Tradition

Most of us are probably following a number of traditions in our lives without necessarily being aware that we are doing it. Such traditions could include celebrating Anzac Day each year, eating Vegemite on toast, buying a meat pie at the footy, and enjoying a sausage at the local Bunnings sausage sizzle. These are all examples of customs being passed on from one generation to another.

Two other traditions are the umpire bouncing the football to commence each quarter of play in an AFL game (and to resume play after a goal has been scored), and the reciting of the Lord’s Prayer to begin each day of sitting in Parliament. Both of these traditions have been the subject of recent debate, with some calling for the abolition of both. It’s not necessarily a bad thing for a tradition to be challenged, especially in the case of that tradition being harmful, such as the practice of segregation in the Deep South of America.

Segregation was designed to separate white Americans from black Americans, and it was largely based on the premise of white superiority. It was at the heart of the Civil Rights Movement in America during the 1960’s, and it was the cause of much violence and discrimination. Thankfully the Civil Rights Movement was successful in bringing about the dismantling of segregation in America, although the sentiment of segregation probably still exists in the hearts of some in the Deep South.

Like the Civil Rights Movement, Jesus also opposed segregation. In his case, this segregation was between Jew and Gentile, and it was based upon a number of Jewish religious traditions that were designed to distinguish Jewish identity from non-Jews or Gentiles. One of these traditions concerned the eating of foods that deemed by the Torah (Jewish law) to be ‘unclean’ that would defile a person.

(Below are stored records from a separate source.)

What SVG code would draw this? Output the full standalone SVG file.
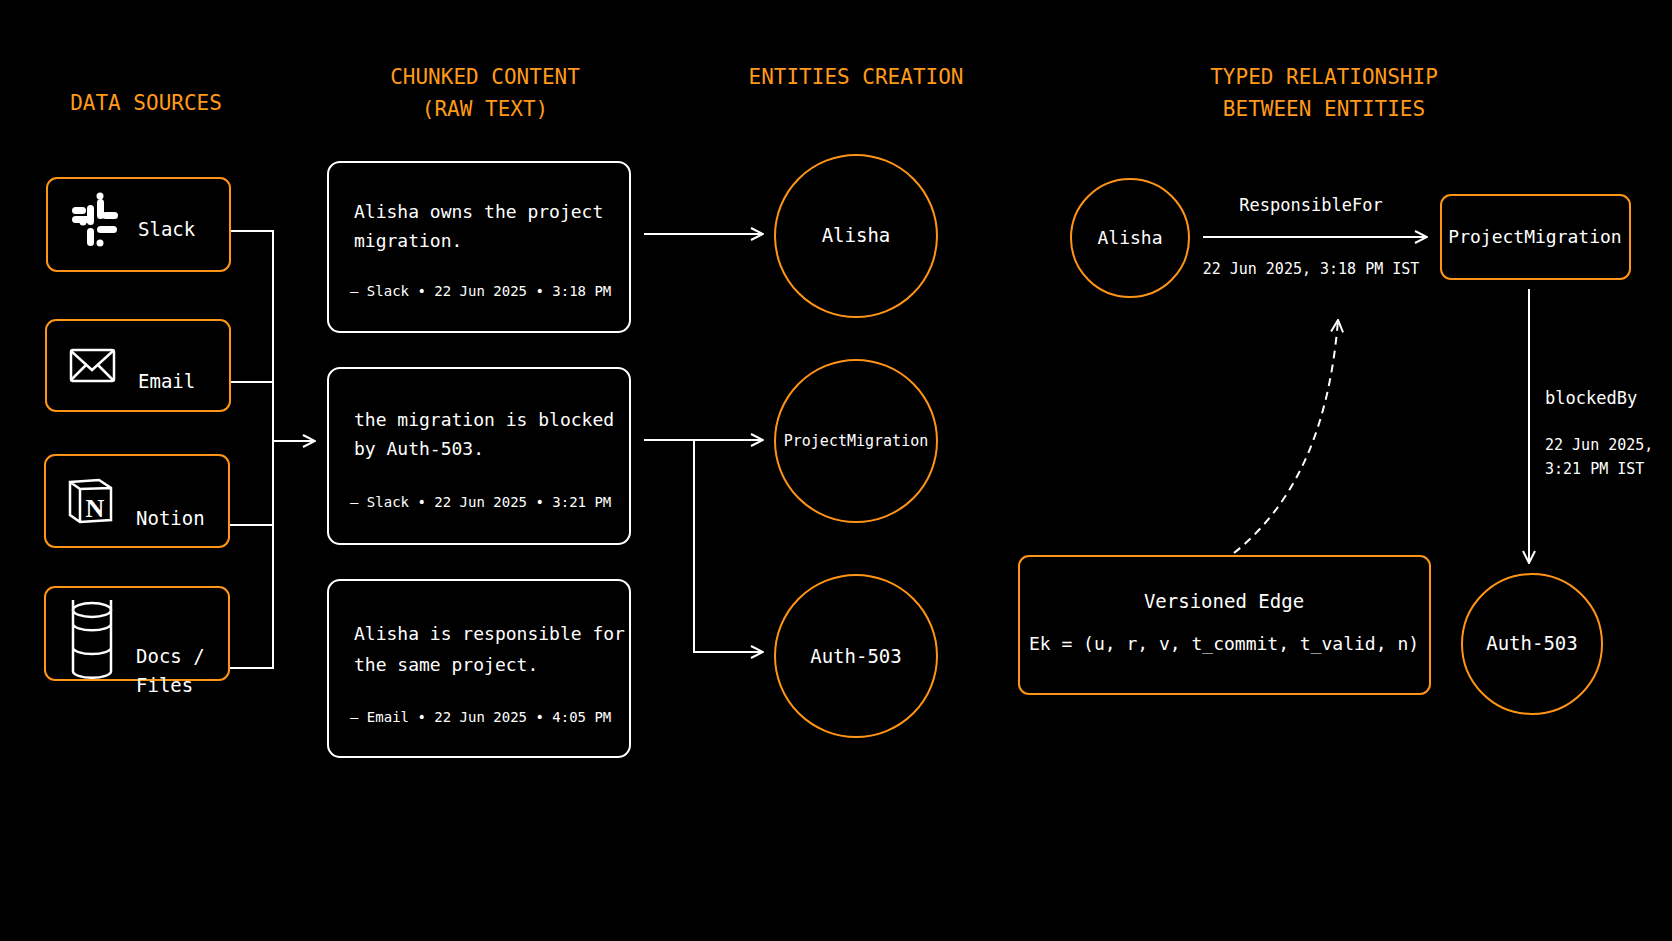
<svg xmlns="http://www.w3.org/2000/svg" width="1672" height="941" viewBox="0 0 1672 941">
<defs>
<style>
.t{font-family:"DejaVu Sans Mono","Liberation Mono",monospace;fill:#fff}
.h{font-family:"DejaVu Sans Mono","Liberation Mono",monospace;fill:#ff9a1a;font-size:21px;text-anchor:middle}
.ob{fill:#000;stroke:#ff9416;stroke-width:2}
.wb{fill:#000;stroke:#fff;stroke-width:2}
.ln{fill:none;stroke:#fff;stroke-width:2}
.ic{fill:none;stroke:#fff;stroke-width:2.5}
</style>
<marker id="a" viewBox="0 0 14 14" refX="13" refY="7" markerWidth="14" markerHeight="14" markerUnits="userSpaceOnUse" orient="auto"><path d="M1 1 L13 7 L1 13" fill="none" stroke="#fff" stroke-width="2"/></marker>
</defs>
<rect width="1672" height="941" fill="#000"/>
<g id="titles">
<text class="h" x="146" y="110">DATA SOURCES</text>
<text class="h" x="485" y="84">CHUNKED CONTENT</text>
<text class="h" x="485" y="116">(RAW TEXT)</text>
<text class="h" x="856" y="84">ENTITIES CREATION</text>
<text class="h" x="1324" y="84">TYPED RELATIONSHIP</text>
<text class="h" x="1324" y="116">BETWEEN ENTITIES</text>
</g>
<g id="connectors">
<path class="ln" d="M230 231 H273 V668 H230 M230 382 H273 M229 525 H273"/>
<path class="ln" d="M273 441 H315" marker-end="url(#a)"/>
<path class="ln" d="M644 234 H763" marker-end="url(#a)"/>
<path class="ln" d="M644 440 H763" marker-end="url(#a)"/>
<path class="ln" d="M694 440 V652 H763" marker-end="url(#a)"/>
<path class="ln" d="M1203 237 H1427" marker-end="url(#a)"/>
<path class="ln" d="M1529 289 V563" marker-end="url(#a)"/>
<path class="ln" stroke-dasharray="8 6" d="M1234 553 C1300 500 1330 420 1338 320" marker-end="url(#a)"/>
<text class="t" x="1311" y="211" font-size="17" text-anchor="middle">ResponsibleFor</text>
<text class="t" x="1311" y="274" font-size="15" text-anchor="middle">22 Jun 2025, 3:18 PM IST</text>
<text class="t" x="1545" y="404" font-size="17">blockedBy</text>
<text class="t" x="1545" y="450" font-size="15">22 Jun 2025,</text>
<text class="t" x="1545" y="474" font-size="15">3:21 PM IST</text>
</g>
<g id="slack">
<rect class="ob" x="47" y="178" width="183" height="93" rx="10"/>
<g fill="#fff">
<rect x="87" y="205" width="7" height="20" rx="3.5"/><circle cx="83" cy="222" r="3.5"/>
<rect x="97" y="199" width="7" height="20" rx="3.5"/><circle cx="100" cy="196" r="3.5"/>
<rect x="72" y="216" width="20" height="7" rx="3.5"/>
<rect x="97" y="226" width="20" height="7" rx="3.5"/>
<rect x="72" y="226" width="20" height="7" rx="3.5" opacity="0"/>
<rect x="102" y="212" width="16" height="7" rx="3.5"/>
<rect x="72" y="207" width="14" height="7" rx="3.5"/>
<rect x="87" y="228" width="7" height="18" rx="3.5"/>
<rect x="97" y="232" width="7" height="14" rx="3.5" opacity="0"/>
<circle cx="100" cy="243" r="3.5"/>
<circle cx="114" cy="229" r="3.5" opacity="0"/>
</g>
<text class="t" x="138" y="236" font-size="19">Slack</text>
</g>
<g id="email">
<rect class="ob" x="46" y="320" width="184" height="91" rx="10"/>
<rect class="ic" x="71" y="350" width="43" height="31" rx="2"/>
<path class="ic" d="M71 351 L92 370 L113 351 M71 380 L86 365 M113 380 L98 365"/>
<text class="t" x="138" y="388" font-size="19">Email</text>
</g>
<g id="notion">
<rect class="ob" x="45" y="455" width="184" height="92" rx="10"/>
<path class="ic" d="M70 482 L99 480 L111 488 L111 520 L80 522 L70 515 Z M70 482 L80 489 L111 488 M80 489 V522" fill="#000"/>
<text x="95" y="517" font-family="Liberation Serif,serif" font-weight="bold" font-size="26" fill="#fff" text-anchor="middle">N</text>
<text class="t" x="136" y="534" font-size="19" dy="-9">Notion</text>
</g>
<g id="docs">
<rect class="ob" x="45" y="587" width="184" height="93" rx="10"/>
<ellipse class="ic" cx="92" cy="651" rx="19" ry="7" transform="translate(0 -41)"/>
<path class="ic" d="M73 610 V686 M111 610 V686" transform="translate(0 -0)" style="display:none"/>
<path class="ic" d="M73 610 V685 A19 7 0 0 0 111 685 V610 M73 635 A19 7 0 0 0 111 635 M73 660 A19 7 0 0 0 111 660" transform="translate(0 -10) scale(1 0.95) translate(0 32)"/>
<text class="t" x="136" y="663" font-size="19">Docs /</text>
<text class="t" x="136" y="692" font-size="19">Files</text>
</g>
<g id="chunk1">
<rect class="wb" x="328" y="162" width="302" height="170" rx="12"/>
<text class="t" x="354" y="218" font-size="18">Alisha owns the project</text>
<text class="t" x="354" y="247" font-size="18">migration.</text>
<text class="t" x="350" y="296" font-size="14">— Slack • 22 Jun 2025 • 3:18 PM</text>
</g>
<g id="chunk2">
<rect class="wb" x="328" y="368" width="302" height="176" rx="12"/>
<text class="t" x="354" y="426" font-size="18">the migration is blocked</text>
<text class="t" x="354" y="455" font-size="18">by Auth-503.</text>
<text class="t" x="350" y="507" font-size="14">— Slack • 22 Jun 2025 • 3:21 PM</text>
</g>
<g id="chunk3">
<rect class="wb" x="328" y="580" width="302" height="177" rx="12"/>
<text class="t" x="354" y="640" font-size="18">Alisha is responsible for</text>
<text class="t" x="354" y="671" font-size="18">the same project.</text>
<text class="t" x="350" y="722" font-size="14">— Email • 22 Jun 2025 • 4:05 PM</text>
</g>
<g id="e-alisha"><circle class="ob" cx="856" cy="236" r="81"/><text class="t" x="856" y="242" font-size="19" text-anchor="middle">Alisha</text></g>
<g id="e-pm"><circle class="ob" cx="856" cy="441" r="81"/><text class="t" x="856" y="446" font-size="15" text-anchor="middle">ProjectMigration</text></g>
<g id="e-auth"><circle class="ob" cx="856" cy="656" r="81"/><text class="t" x="856" y="663" font-size="19" text-anchor="middle">Auth-503</text></g>
<g id="r-alisha"><circle class="ob" cx="1130" cy="238" r="59"/><text class="t" x="1130" y="244" font-size="18" text-anchor="middle">Alisha</text></g>
<g id="r-pm"><rect class="ob" x="1441" y="195" width="189" height="84" rx="10"/><text class="t" x="1535" y="243" font-size="18" text-anchor="middle">ProjectMigration</text></g>
<g id="r-auth"><circle class="ob" cx="1532" cy="644" r="70"/><text class="t" x="1532" y="650" font-size="19" text-anchor="middle">Auth-503</text></g>
<g id="versioned">
<rect class="ob" x="1019" y="556" width="411" height="138" rx="10"/>
<text class="t" x="1224" y="608" font-size="19" text-anchor="middle">Versioned Edge</text>
<text class="t" x="1224" y="650" font-size="18" text-anchor="middle">Ek = (u, r, v, t_commit, t_valid, n)</text>
</g>
</svg>
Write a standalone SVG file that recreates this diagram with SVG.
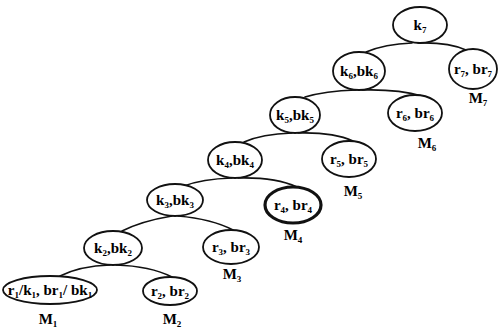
<svg xmlns="http://www.w3.org/2000/svg" width="498" height="335" viewBox="0 0 498 335">
  <style>
    .node ellipse { fill: #fff; stroke: #111; stroke-width: 1.8; }
    .node.bold ellipse { stroke-width: 3.2; }
    .edges path { fill: none; stroke: #111; stroke-width: 1.6; stroke-linecap: round; }
    text { font-family: "Liberation Serif", "Times New Roman", serif; font-weight: bold; font-size: 15px; fill: #000; text-anchor: middle; }
    .s { font-size: 9px; }
  </style>
  <rect width="498" height="335" fill="#fff"/>

  <!-- branches: each runs from a parent's bottom to a child's top -->
  <g id="connectors" class="edges">
    <path d="M412,43 Q385,44 366,52"/>
    <path d="M418,43 Q448,42 466,50"/>
    <path d="M356,90 Q325,91 305,97"/>
    <path d="M362,90 Q398,89 422,96"/>
    <path d="M292,133 Q262,134 244,142"/>
    <path d="M298,133 Q333,132 353,141"/>
    <path d="M232,178 Q202,179 184,186"/>
    <path d="M238,178 Q275,177 297,187"/>
    <path d="M172,216 Q142,221 122,231"/>
    <path d="M178,216 Q212,219 233,230"/>
    <path d="M110,265 Q80,266 60,276"/>
    <path d="M116,265 Q150,266 172,277"/>
  </g>

  <g id="k7" class="node">
    <ellipse cx="420" cy="25" rx="27" ry="18"/>
    <text x="420" y="30">k<tspan class="s" dy="3">7</tspan></text>
  </g>
  <g id="k6" class="node">
    <ellipse cx="359" cy="71" rx="26" ry="19"/>
    <text x="359" y="76">k<tspan class="s" dy="3">6</tspan><tspan dy="-3">,bk</tspan><tspan class="s" dy="3">6</tspan></text>
  </g>
  <g id="r7" class="node">
    <ellipse cx="473" cy="69" rx="24" ry="20"/>
    <text x="473" y="74">r<tspan class="s" dy="3">7</tspan><tspan dy="-3">, br</tspan><tspan class="s" dy="3">7</tspan></text>
    <text x="478" y="103">M<tspan class="s" dy="3">7</tspan></text>
  </g>
  <g id="k5" class="node">
    <ellipse cx="295" cy="115" rx="25" ry="18"/>
    <text x="295" y="120">k<tspan class="s" dy="3">5</tspan><tspan dy="-3">,bk</tspan><tspan class="s" dy="3">5</tspan></text>
  </g>
  <g id="r6" class="node">
    <ellipse cx="415" cy="113" rx="27" ry="18"/>
    <text x="415" y="118">r<tspan class="s" dy="3">6</tspan><tspan dy="-3">, br</tspan><tspan class="s" dy="3">6</tspan></text>
    <text x="427" y="148">M<tspan class="s" dy="3">6</tspan></text>
  </g>
  <g id="k4" class="node">
    <ellipse cx="235" cy="160" rx="27" ry="18"/>
    <text x="235" y="165">k<tspan class="s" dy="3">4</tspan><tspan dy="-3">,bk</tspan><tspan class="s" dy="3">4</tspan></text>
  </g>
  <g id="r5" class="node">
    <ellipse cx="349" cy="159" rx="27" ry="18"/>
    <text x="349" y="164">r<tspan class="s" dy="3">5</tspan><tspan dy="-3">, br</tspan><tspan class="s" dy="3">5</tspan></text>
    <text x="353" y="196">M<tspan class="s" dy="3">5</tspan></text>
  </g>
  <g id="k3" class="node">
    <ellipse cx="175" cy="200" rx="28" ry="16"/>
    <text x="175" y="205">k<tspan class="s" dy="3">3</tspan><tspan dy="-3">,bk</tspan><tspan class="s" dy="3">3</tspan></text>
  </g>
  <g id="r4" class="node bold">
    <ellipse cx="293" cy="205" rx="28" ry="18"/>
    <text x="293" y="210">r<tspan class="s" dy="3">4</tspan><tspan dy="-3">, br</tspan><tspan class="s" dy="3">4</tspan></text>
    <text x="293" y="240">M<tspan class="s" dy="3">4</tspan></text>
  </g>
  <g id="k2" class="node">
    <ellipse cx="113" cy="248" rx="29" ry="17"/>
    <text x="113" y="253">k<tspan class="s" dy="3">2</tspan><tspan dy="-3">,bk</tspan><tspan class="s" dy="3">2</tspan></text>
  </g>
  <g id="r3" class="node">
    <ellipse cx="231" cy="247" rx="28" ry="17"/>
    <text x="231" y="252">r<tspan class="s" dy="3">3</tspan><tspan dy="-3">, br</tspan><tspan class="s" dy="3">3</tspan></text>
    <text x="232" y="279">M<tspan class="s" dy="3">3</tspan></text>
  </g>
  <g id="r1" class="node">
    <ellipse cx="50" cy="290" rx="47" ry="14"/>
    <text x="50" y="295" font-size="14">r<tspan class="s" dy="3">1</tspan><tspan dy="-3">/k</tspan><tspan class="s" dy="3">1</tspan><tspan dy="-3">, br</tspan><tspan class="s" dy="3">1</tspan><tspan dy="-3">/ bk</tspan><tspan class="s" dy="3">1</tspan></text>
    <text x="48" y="324">M<tspan class="s" dy="3">1</tspan></text>
  </g>
  <g id="r2" class="node">
    <ellipse cx="170" cy="291" rx="27" ry="14"/>
    <text x="170" y="296">r<tspan class="s" dy="3">2</tspan><tspan dy="-3">, br</tspan><tspan class="s" dy="3">2</tspan></text>
    <text x="172" y="324">M<tspan class="s" dy="3">2</tspan></text>
  </g>
</svg>
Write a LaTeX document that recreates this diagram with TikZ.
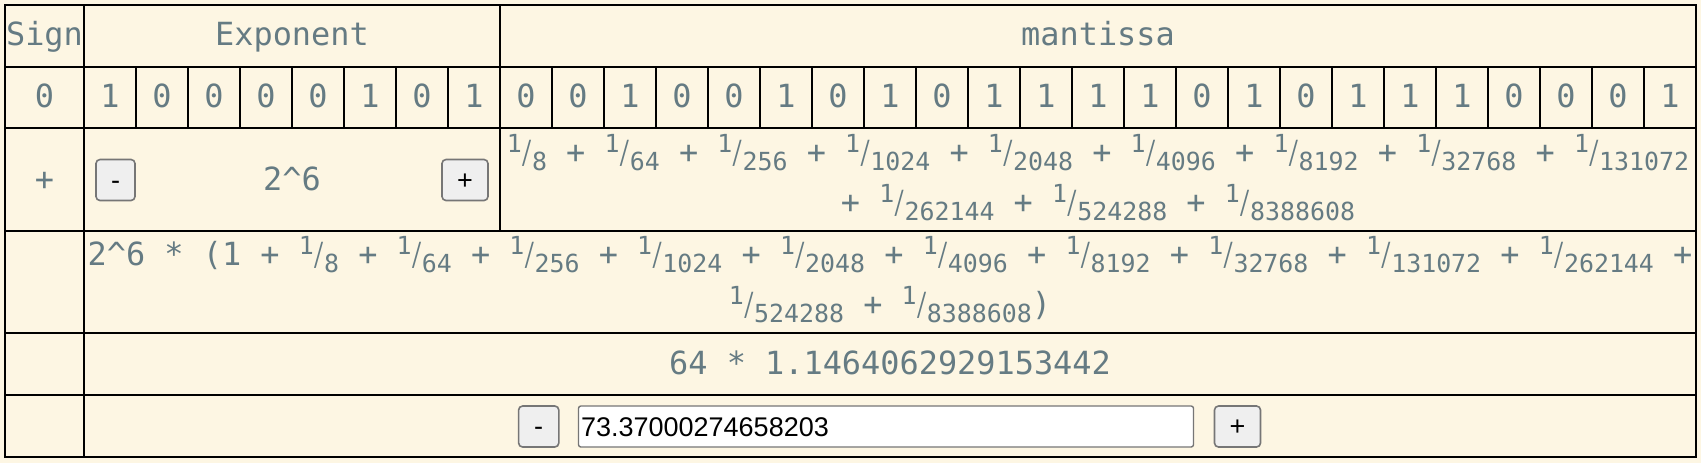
\documentclass[tikz,border=0pt]{standalone}
\usepackage{fontspec}
\usepackage{graphicx}
\usepackage{xcolor}
\usepackage{tikz}

\newfontfamily\cellfam{DejaVu Sans Mono}
\newfontfamily\btnfam{Liberation Sans}
\newcommand{\cellfont}{\cellfam\fontsize{15.95pt}{19pt}\selectfont}
\newcommand{\fracfont}{\fontsize{12.45pt}{15pt}\selectfont}
\newcommand{\btnfont}{\btnfam\fontsize{13.5pt}{16pt}\selectfont}
\newcommand{\onefrac}[1]{\raisebox{5.5pt}{\fracfont 1}\makebox[5.1pt]{\scalebox{0.6}[1]{/}}\raisebox{-3.35pt}{\fracfont #1}}

\definecolor{paper}{HTML}{FDF6E3}
\definecolor{txt}{HTML}{657B83}
\definecolor{btnfill}{HTML}{EFEFEF}
\definecolor{btnline}{HTML}{767676}

\begin{document}
\begin{tikzpicture}[x=0.5pt,y=-0.5pt,
  grid/.style={line width=1pt,black},
  lbl/.style={text=txt,font=\cellfont,inner sep=0pt,anchor=base},
  btn/.style={fill=btnfill,draw=btnline,line width=0.8pt,rounded corners=2pt,font=\btnfont,inner sep=0pt,text height=9pt,text depth=0pt,minimum height=20.5pt},
  field/.style={fill=white,draw=btnline,line width=0.7pt,rounded corners=1.2pt,inner sep=0pt,minimum height=20.5pt}]

\fill[paper] (0,0) rectangle (1701,463);

\node[coordinate] (v0) at (5,5) {};
\node[coordinate] (v1) at (1696,457) {};

\draw[grid] (v0) rectangle (v1);
\draw[grid] (5,66.7) -- (1696,66.7);
\draw[grid] (5,128.3) -- (1696,128.3);
\draw[grid] (5,230.7) -- (1696,230.7);
\draw[grid] (5,333) -- (1696,333);
\draw[grid] (5,395) -- (1696,395);
\draw[grid] (84,5) -- (84,457);
\draw[grid] (500,5) -- (500,230.7);
\foreach \k in {1,...,30}
  \draw[grid] (84+52*\k,66.7) -- (84+52*\k,128.3);

\node[lbl] (sign) at (44.5,45.7) {Sign};
\node[lbl] (expo) at (292,45.7) {Exponent};
\node[lbl] (mant) at (1098,45.7) {mantissa};

\node[lbl] (b0) at (44.5,107.7) {0};
\foreach \b [count=\i] in {1,0,0,0,0,1,0,1,0,0,1,0,0,1,0,1,0,1,1,1,1,0,1,0,1,1,1,0,0,0,1}
  \node[lbl] (b\i) at (58+52*\i,107.7) {\b};

\node[lbl] (plus) at (44.5,190.6) {+};
\node[lbl] (pow) at (292,190.6) {2\textasciicircum 6};
\node[btn,minimum width=19.5pt] (expdown) at (115.5,180) {-};
\node[btn,minimum width=23pt] (expup) at (465,180) {+};

\node[lbl] (sum1) at (1098,163.3) {\onefrac{8} + \onefrac{64} + \onefrac{256} + \onefrac{1024} + \onefrac{2048} + \onefrac{4096} + \onefrac{8192} + \onefrac{32768} + \onefrac{131072}};
\node[lbl] (sum2) at (1098,213.3) {+ \onefrac{262144} + \onefrac{524288} + \onefrac{8388608}};

\node[lbl] (prod1) at (890,265.7) {2\textasciicircum 6 * (1 + \onefrac{8} + \onefrac{64} + \onefrac{256} + \onefrac{1024} + \onefrac{2048} + \onefrac{4096} + \onefrac{8192} + \onefrac{32768} + \onefrac{131072} + \onefrac{262144} +};
\node[lbl] (prod2) at (890,315.7) {\onefrac{524288} + \onefrac{8388608})};

\node[lbl] (approx) at (890,374.3) {64 * 1.1464062929153442};

\node[btn,minimum width=20.1pt] (valdown) at (538.7,426.5) {-};
\node[field,minimum width=307.5pt] (valbox) at (886,426.5) {};
\node[anchor=base west,font=\btnfont,inner sep=0pt] (val) at (580.7,436.7) {73.37000274658203};
\node[btn,minimum width=23pt] (valup) at (1237.5,426.5) {+};

\end{tikzpicture}
\end{document}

Jesus is recorded in the gospels of Mark and Matthew as telling a parable to illustrate that it’s not what enters the body from outside (i.e. food) which makes someone unclean, rather it’s what emanates from inside a person that is the problem. As Jesus says, acts of violence, and crimes such as theft and deception, together with malicious, arrogant and envious behaviour, all originate from a person’s heart. It is harmful actions and intentions like these that identify a person as undesirable. That person might have been Jewish, Greek, Egyptian, Libyan or one of the other ethnic minorities living under Roman occupation in first-century Palestine, but it was not their ethnicity that made them someone to be avoided; it was their character and actions.

So once again we have an example of Jesus transcending the human barriers that separate people from one another. Christianity, much like Judaism in the time of Jesus, has many traditions that divide and separate people. As Christians, we are called to pay attention to, and follow, the examples that Jesus has supplied us with, rather than necessarily following human traditions that have been established during the history of the church.